俗物哲学者の独白

学校に一生引きこもることを避けるためにサラリーマンになった自称俗物哲学者の随筆。

信号機

2016-07-15 09:52:52 | Weblog
 通行人も通行車両も多いのに信号機が1つも無い道路があった。「なぜこの道路には信号機が無いのか?」と尋ねたところ、地元の警官が答えた。「先日まではあった。しかし誰も信号を守らないから却って事故が増えて危険だと分かって撤去した。共産党は社会問題を科学的に分析して合理的に解決している。今、中国全土で『危険な信号機』を撤去しつつある。これは科学の勝利だ。」
 これは中国での実話に基づくジョークだ。良いルールは庶民を守る筈だがそのルールを誰も守っていなければルールに従えば却って危険になる。一昔前の交通標語「さあ青だ いやもう一度 右左」は中国などの非文明国では今尚有効だ。
 最近では余り使われていないが日本にも「正直者が馬鹿を見る」という格言がある。戦後しばらくの混乱期の犯罪数は現代とは比較できないほど多かった。「人を見たら泥棒と思え」は切実な教訓だった。ほんの70年前の現実なのに平和ボケした一部の日本人はこれがリオデジャネイロでは必要な教訓であることを忘れて被害に遭う。これは自己責任だ。太宰治の「走れメロス」のような今読めばくだらない友情賛美・ヒューマニズム賛美の小説が愛読されたのは当時の人々の心がそれほど荒んでいたからだろう。現実的ではないからこそ美しかった。
 「平和を維持し、専制と隷従、圧迫と偏狭を地上から永遠に除去しようと努めてゐる国際社会において」(日本国憲法序文)であれば「武力による威嚇又は武力の行使は、国際紛争を解決する手段として、永久にこれを放棄」(憲法9条)することもできよう。しかし近隣にそうでない国が複数あれば「陸海空軍その他の戦力は、これを保持しない。国の交戦権は、これを認めない。」(憲法9条2項)という宣言は危険極まりない自殺行為だ。そんなことを本気で主張するのは、騎士道物語の理想に燃える狂人ドン・キホーテのような人だろう。自分がルールを守っていれば周囲も守ると信じることは妄想であり、それと比べれば冒頭のジョークにおける警察の対応のほうがずっと正常だ。

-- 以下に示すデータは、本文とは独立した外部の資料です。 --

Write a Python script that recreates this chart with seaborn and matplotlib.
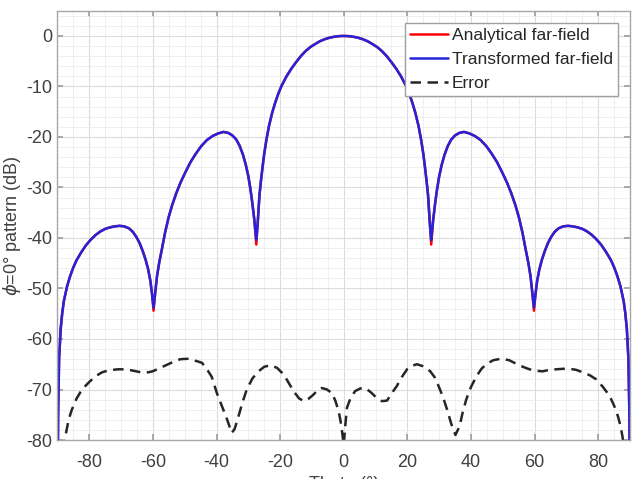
import matplotlib
matplotlib.use("Agg")
import matplotlib.pyplot as plt
import seaborn as sns
from matplotlib.ticker import MultipleLocator

sns.set_theme(style="ticks", context="notebook")
plt.rcParams['font.family'] = ['Liberation Sans', 'DejaVu Sans']
plt.rcParams['mathtext.fontset'] = 'dejavusans'
plt.rcParams['axes.unicode_minus'] = False

# pattern cut (theta in deg, level in dB)
theta_main = [
    -90.0, -89.8, -89.5, -89.0, -88.5, -88.0, -87.0, -86.0, -85.0, -84.0,
    -82.5, -81.0, -79.5, -78.0, -76.5, -75.0, -73.5, -72.0, -70.5, -69.0,
    -67.5, -66.3, -65.2, -64.2, -63.2, -62.3, -61.5, -60.8, -60.3, -59.8,
    -59.3, -58.7, -58.0, -57.2, -56.2, -55.1, -54.0, -52.7, -51.3, -49.8,
    -48.2, -46.5, -44.8, -43.0, -41.2, -39.5, -37.8, -36.3, -35.0, -33.8,
    -32.7, -31.7, -30.8, -30.0, -29.3, -28.7, -28.1, -27.5, -27.1, -26.5,
    -26.0, -25.5, -25.0, -24.3, -23.5, -22.5, -21.5, -20.5, -19.5, -18.0,
    -16.5, -15.0, -13.5, -12.0, -10.5, -9.0, -7.5, -6.0, -4.5, -3.0,
    -1.5, 0.0,
    1.5, 3.0, 4.5, 6.0, 7.5, 9.0, 10.5, 12.0, 13.5, 15.0,
    16.5, 18.0, 19.5, 20.5, 21.5, 22.5, 23.5, 24.3, 25.0, 25.5,
    26.0, 26.5, 27.1, 27.5, 28.1, 28.7, 29.3, 30.0, 30.8, 31.7,
    32.7, 33.8, 35.0, 36.3, 37.8, 39.5, 41.2, 43.0, 44.8, 46.5,
    48.2, 49.8, 51.3, 52.7, 54.0, 55.1, 56.2, 57.2, 58.0, 58.7,
    59.3, 59.8, 60.3, 60.8, 61.5, 62.3, 63.2, 64.2, 65.2, 66.3,
    67.5, 69.0, 70.5, 72.0, 73.5, 75.0, 76.5, 78.0, 79.5, 81.0,
    82.5, 84.0, 85.0, 86.0, 87.0, 88.0, 88.5, 89.0, 89.5, 89.8,
    90.0,
]
transformed_db = [
    -95.0, -75.0, -64.0, -58.0, -54.8, -52.5, -49.6, -47.5, -45.8, -44.4,
    -42.8, -41.4, -40.3, -39.4, -38.7, -38.2, -37.9, -37.7, -37.6, -37.7,
    -38.1, -38.8, -39.8, -41.0, -42.6, -44.3, -46.2, -48.5, -51.0, -53.8,
    -51.0, -47.5, -44.8, -42.3, -39.0, -36.0, -33.6, -31.2, -29.0, -27.0,
    -25.0, -23.3, -21.8, -20.6, -19.8, -19.3, -19.0, -19.2, -19.7, -20.5,
    -21.8, -23.5, -25.5, -27.8, -30.5, -33.3, -36.5, -40.4, -37.5, -31.5,
    -28.5, -25.8, -23.3, -20.5, -17.8, -15.2, -13.1, -11.3, -9.8, -8.0,
    -6.5, -5.2, -4.0, -3.0, -2.2, -1.6, -1.05, -0.65, -0.36, -0.16,
    -0.04, 0.0,
    -0.04, -0.16, -0.36, -0.65, -1.05, -1.6, -2.2, -3.0, -4.0, -5.2,
    -6.5, -8.0, -9.8, -11.3, -13.1, -15.2, -17.8, -20.5, -23.3, -25.8,
    -28.5, -31.5, -37.5, -40.4, -36.5, -33.3, -30.5, -27.8, -25.5, -23.5,
    -21.8, -20.5, -19.7, -19.2, -19.0, -19.3, -19.8, -20.6, -21.8, -23.3,
    -25.0, -27.0, -29.0, -31.2, -33.6, -36.0, -39.0, -42.3, -44.8, -47.5,
    -51.0, -53.8, -51.0, -48.5, -46.2, -44.3, -42.6, -41.0, -39.8, -38.8,
    -38.1, -37.7, -37.6, -37.7, -37.9, -38.2, -38.7, -39.4, -40.3, -41.4,
    -42.8, -44.4, -45.8, -47.5, -49.6, -52.5, -54.8, -58.0, -64.0, -75.0,
    -95.0,
]
analytical_db = [
    -95.0, -75.0, -64.0, -58.0, -54.8, -52.5, -49.6, -47.5, -45.8, -44.4,
    -42.8, -41.4, -40.3, -39.4, -38.7, -38.2, -37.9, -37.7, -37.6, -37.7,
    -38.1, -38.8, -39.8, -41.0, -42.6, -44.3, -46.2, -48.5, -51.0, -54.4,
    -51.0, -47.5, -44.8, -42.3, -39.0, -36.0, -33.6, -31.2, -29.0, -27.0,
    -25.0, -23.3, -21.8, -20.6, -19.8, -19.3, -19.0, -19.2, -19.7, -20.5,
    -21.8, -23.5, -25.5, -27.8, -30.5, -33.3, -36.5, -41.3, -37.5, -31.5,
    -28.5, -25.8, -23.3, -20.5, -17.8, -15.2, -13.1, -11.3, -9.8, -8.0,
    -6.5, -5.2, -4.0, -3.0, -2.2, -1.6, -1.05, -0.65, -0.36, -0.16,
    -0.04, 0.0,
    -0.04, -0.16, -0.36, -0.65, -1.05, -1.6, -2.2, -3.0, -4.0, -5.2,
    -6.5, -8.0, -9.8, -11.3, -13.1, -15.2, -17.8, -20.5, -23.3, -25.8,
    -28.5, -31.5, -37.5, -41.3, -36.5, -33.3, -30.5, -27.8, -25.5, -23.5,
    -21.8, -20.5, -19.7, -19.2, -19.0, -19.3, -19.8, -20.6, -21.8, -23.3,
    -25.0, -27.0, -29.0, -31.2, -33.6, -36.0, -39.0, -42.3, -44.8, -47.5,
    -51.0, -54.4, -51.0, -48.5, -46.2, -44.3, -42.6, -41.0, -39.8, -38.8,
    -38.1, -37.7, -37.6, -37.7, -37.9, -38.2, -38.7, -39.4, -40.3, -41.4,
    -42.8, -44.4, -45.8, -47.5, -49.6, -52.5, -54.8, -58.0, -64.0, -75.0,
    -95.0,
]

theta_err = [
    -88.2, -87.6, -86.5, -85.5, -84.0, -82.3, -80.0, -78.1, -76.0, -73.9,
    -71.0, -68.6, -66.0, -63.8, -61.5, -60.1, -58.0, -55.9, -53.5, -51.4,
    -48.6, -47.2, -44.6, -43.0, -41.5, -39.9, -38.3, -36.7, -35.2, -34.3,
    -33.1, -31.8, -30.5, -28.7, -26.8, -25.0, -23.1, -21.0, -18.9, -17.3,
    -15.8, -14.0, -12.4, -11.0, -9.5, -8.2, -6.9, -5.3, -3.7, -2.6,
    -1.6, -0.8, 0.0, 0.5, 1.0, 2.2, 3.6, 5.2, 6.8, 8.6,
    10.4, 12.0, 13.6, 15.0, 16.7, 18.3, 19.9, 21.5, 23.0, 25.0,
    27.2, 28.6, 29.8, 31.2, 32.5, 33.8, 35.1, 36.4, 37.4, 38.5,
    40.0, 41.7, 43.3, 44.8, 47.0, 49.5, 52.0, 54.2, 56.3, 58.4,
    60.5, 62.6, 64.7, 66.8, 69.0, 71.0, 73.0, 75.2, 77.4, 79.4,
    81.5, 83.6, 85.0, 86.2, 87.0, 87.6, 88.2,
]
error_db = [
    -82.0, -79.5, -76.0, -74.0, -71.8, -70.0, -68.5, -67.4, -66.6, -66.2,
    -66.0, -66.0, -66.3, -66.6, -66.6, -66.4, -65.8, -65.2, -64.5, -64.0,
    -63.9, -64.2, -64.7, -66.0, -67.5, -70.7, -73.3, -75.9, -78.6, -77.8,
    -75.3, -72.5, -70.0, -67.8, -66.4, -65.5, -65.2, -65.7, -67.0, -68.7,
    -70.3, -71.8, -72.3, -71.8, -71.0, -70.1, -69.7, -70.0, -70.7, -72.3,
    -74.3, -77.0, -81.0, -77.0, -73.6, -71.6, -70.3, -69.8, -69.7, -70.6,
    -71.7, -72.3, -72.2, -70.8, -69.3, -67.5, -66.0, -65.3, -65.0, -65.4,
    -66.4, -67.6, -69.3, -71.5, -74.0, -76.8, -79.0, -77.3, -74.5, -72.0,
    -69.5, -67.4, -65.9, -65.0, -64.2, -63.9, -64.2, -64.9, -65.5, -66.0,
    -66.3, -66.4, -66.1, -66.0, -65.9, -65.9, -66.1, -66.6, -67.2, -68.0,
    -69.5, -71.3, -73.2, -75.3, -77.2, -79.2, -82.0,
]

xticks = list(range(-80, 81, 20))
yticks = list(range(-80, 1, 10))

fig = plt.figure(figsize=(6.36, 4.79), dpi=100)
ax = fig.add_axes([0.0904, 0.0814, 0.9002, 0.8963])

sns.lineplot(x=theta_main, y=analytical_db, ax=ax, color="#ff0000",
             lw=1.8, label="Analytical far-field", sort=False)
sns.lineplot(x=theta_main, y=transformed_db, ax=ax, color="#2424dc",
             lw=1.8, label="Transformed far-field", sort=False)
sns.lineplot(x=theta_err, y=error_db, ax=ax, color="#262626",
             lw=1.8, label="Error", sort=False)
ax.lines[2].set_dashes((4.2, 2.6))

ax.set_xlim(-90, 90)
ax.set_ylim(-80, 5)
ax.set_xticks(xticks)
ax.set_yticks(yticks)
ax.xaxis.set_minor_locator(MultipleLocator(5))
ax.yaxis.set_minor_locator(MultipleLocator(2))
ax.set_axisbelow(True)
ax.grid(which="major", color="#dcdcdc", lw=0.8)
ax.grid(which="minor", color="#ececec", lw=0.6)

ax.tick_params(which="major", direction="in", length=4, top=True, right=True,
               labelsize=13, colors="#a0a0a0", labelcolor="#404040")
ax.tick_params(axis="x", which="major", pad=10)
ax.tick_params(axis="y", which="major", pad=4)
ax.tick_params(which="minor", length=0)
for sp in ax.spines.values():
    sp.set_color("#a6a6a6")
    sp.set_linewidth(1.0)

# the x label is partly outside the image, as in the reference
ax.set_xlabel("Theta (°)", fontsize=13, color="#404040", labelpad=4)
ax.set_ylabel(r"$\phi$=0° pattern (dB)", fontsize=13, color="#404040",
              labelpad=2)

leg = ax.legend(loc="upper right", fontsize=12.5, handlelength=2.2,
                handletextpad=0.2, labelspacing=0.5, borderpad=0.3,
                borderaxespad=0.7, fancybox=False, framealpha=1,
                edgecolor="#a0a0a0")
leg.get_frame().set_linewidth(1.0)
for t in leg.get_texts():
    t.set_color("#262626")

fig.savefig("out.png", dpi=100, facecolor="white")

かつての第二党からジリ貧の社民党は自らの狂気を総括して未来永劫跡形も残さずに消滅すべきだろう。
 日本と国境を接している国は4国しか無い。ロシアと韓国と中国と中華民国だ。北朝鮮とは国境を接していないが間違いなく隣国だ。これらの国々を「平和を維持」しようとしている善良な国々と見なせるだろうか。こんな状況で武装放棄をすることは、リオデジャネイロのスラム街で米ドルの札束を見せびらかしながら歩くようなものだ。
 馬鹿げた妄想は一人で見るものだ。寝言は布団の中以外では言うべきではない。私は癌で死ぬことであれば容認するが、狂人に付き合って一緒に死のうとは思わない。狂気の沙汰はできるだけ他人には迷惑を掛けない形で一人で完結させて貰いたいと思う。